JOB
Transcribe only the part of the material below that begins at the line containing "Emit a Python" and ends at the line containing "legend_y = [0.611, 0.538, 0.465, 0.392]", with both kept and images left out.

**** DATASET ENTRIES

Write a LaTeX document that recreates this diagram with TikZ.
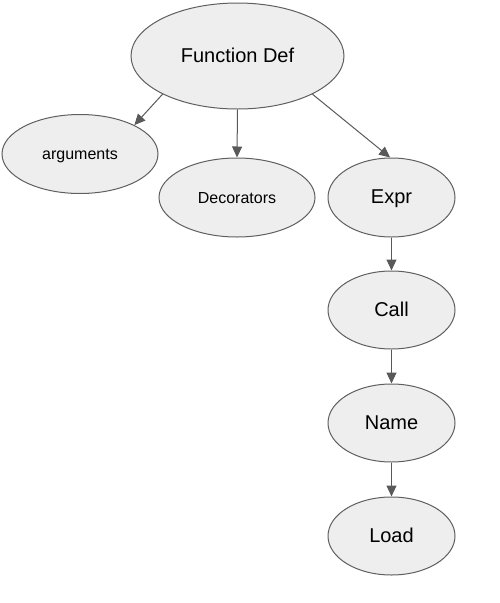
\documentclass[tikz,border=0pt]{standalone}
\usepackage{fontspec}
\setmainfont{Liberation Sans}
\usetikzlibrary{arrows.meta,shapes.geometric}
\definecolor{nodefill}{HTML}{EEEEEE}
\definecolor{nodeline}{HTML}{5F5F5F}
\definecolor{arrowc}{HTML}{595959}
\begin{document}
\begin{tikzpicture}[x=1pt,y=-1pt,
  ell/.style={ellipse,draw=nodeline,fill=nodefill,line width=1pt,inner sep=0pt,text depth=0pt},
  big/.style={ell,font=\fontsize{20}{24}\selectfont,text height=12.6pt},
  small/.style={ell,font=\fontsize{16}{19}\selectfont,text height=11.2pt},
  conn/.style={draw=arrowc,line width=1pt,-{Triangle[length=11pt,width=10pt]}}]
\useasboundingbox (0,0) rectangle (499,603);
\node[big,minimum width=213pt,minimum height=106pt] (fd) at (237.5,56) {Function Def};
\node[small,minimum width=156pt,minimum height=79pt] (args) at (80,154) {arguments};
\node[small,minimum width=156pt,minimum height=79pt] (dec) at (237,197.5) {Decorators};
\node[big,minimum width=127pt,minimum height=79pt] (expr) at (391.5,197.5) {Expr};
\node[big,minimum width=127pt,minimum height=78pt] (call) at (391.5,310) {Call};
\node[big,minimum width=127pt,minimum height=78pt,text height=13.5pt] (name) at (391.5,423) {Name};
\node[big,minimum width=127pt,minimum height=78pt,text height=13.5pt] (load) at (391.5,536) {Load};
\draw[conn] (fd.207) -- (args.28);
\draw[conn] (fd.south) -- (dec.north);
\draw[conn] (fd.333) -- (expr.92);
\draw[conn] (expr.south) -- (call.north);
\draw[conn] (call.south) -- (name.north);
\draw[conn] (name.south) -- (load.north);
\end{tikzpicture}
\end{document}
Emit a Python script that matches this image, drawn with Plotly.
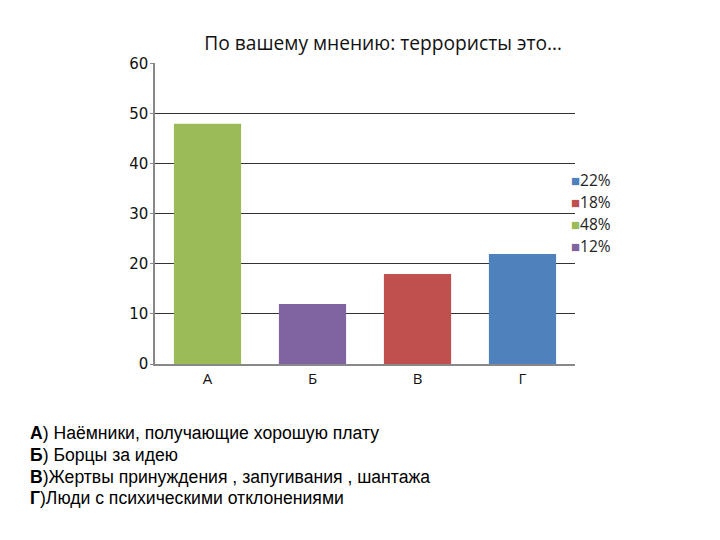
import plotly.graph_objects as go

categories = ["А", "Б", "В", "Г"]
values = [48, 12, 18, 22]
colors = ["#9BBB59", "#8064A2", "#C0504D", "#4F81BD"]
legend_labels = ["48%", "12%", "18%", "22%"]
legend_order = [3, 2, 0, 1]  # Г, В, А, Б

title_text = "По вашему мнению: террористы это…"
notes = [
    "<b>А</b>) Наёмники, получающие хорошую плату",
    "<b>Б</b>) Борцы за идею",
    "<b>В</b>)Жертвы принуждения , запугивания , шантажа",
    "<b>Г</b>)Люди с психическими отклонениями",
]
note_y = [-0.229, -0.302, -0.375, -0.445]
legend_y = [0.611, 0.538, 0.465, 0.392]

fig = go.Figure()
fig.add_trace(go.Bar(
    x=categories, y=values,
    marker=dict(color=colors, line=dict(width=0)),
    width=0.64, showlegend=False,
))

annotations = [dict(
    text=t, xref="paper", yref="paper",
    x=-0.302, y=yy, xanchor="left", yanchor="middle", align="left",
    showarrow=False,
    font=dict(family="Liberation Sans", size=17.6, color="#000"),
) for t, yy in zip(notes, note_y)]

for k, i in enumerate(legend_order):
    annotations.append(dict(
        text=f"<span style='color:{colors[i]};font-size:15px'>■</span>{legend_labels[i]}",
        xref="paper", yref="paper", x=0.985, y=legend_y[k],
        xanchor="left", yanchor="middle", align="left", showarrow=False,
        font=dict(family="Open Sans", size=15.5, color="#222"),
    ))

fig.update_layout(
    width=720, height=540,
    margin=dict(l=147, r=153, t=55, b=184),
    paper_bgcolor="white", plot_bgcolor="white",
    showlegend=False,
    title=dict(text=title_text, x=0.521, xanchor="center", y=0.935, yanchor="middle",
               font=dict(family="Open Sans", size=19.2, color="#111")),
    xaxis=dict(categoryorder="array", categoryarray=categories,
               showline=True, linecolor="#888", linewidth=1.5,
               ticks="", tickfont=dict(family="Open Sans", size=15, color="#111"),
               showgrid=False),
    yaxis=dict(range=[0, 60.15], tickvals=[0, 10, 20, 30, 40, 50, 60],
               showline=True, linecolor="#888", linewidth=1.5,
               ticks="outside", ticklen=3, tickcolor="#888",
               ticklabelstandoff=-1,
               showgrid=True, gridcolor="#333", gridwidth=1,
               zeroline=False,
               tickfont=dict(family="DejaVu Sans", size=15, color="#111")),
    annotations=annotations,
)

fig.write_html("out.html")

********

TASK RESULT
Emit a Python script that matches this image, drawn with Plotly.
import plotly.graph_objects as go

categories = ["А", "Б", "В", "Г"]
values = [48, 12, 18, 22]
colors = ["#9BBB59", "#8064A2", "#C0504D", "#4F81BD"]
legend_labels = ["48%", "12%", "18%", "22%"]
legend_order = [3, 2, 0, 1]  # Г, В, А, Б

title_text = "По вашему мнению: террористы это…"
notes = [
    "<b>А</b>) Наёмники, получающие хорошую плату",
    "<b>Б</b>) Борцы за идею",
    "<b>В</b>)Жертвы принуждения , запугивания , шантажа",
    "<b>Г</b>)Люди с психическими отклонениями",
]
note_y = [-0.229, -0.302, -0.375, -0.445]
legend_y = [0.611, 0.538, 0.465, 0.392]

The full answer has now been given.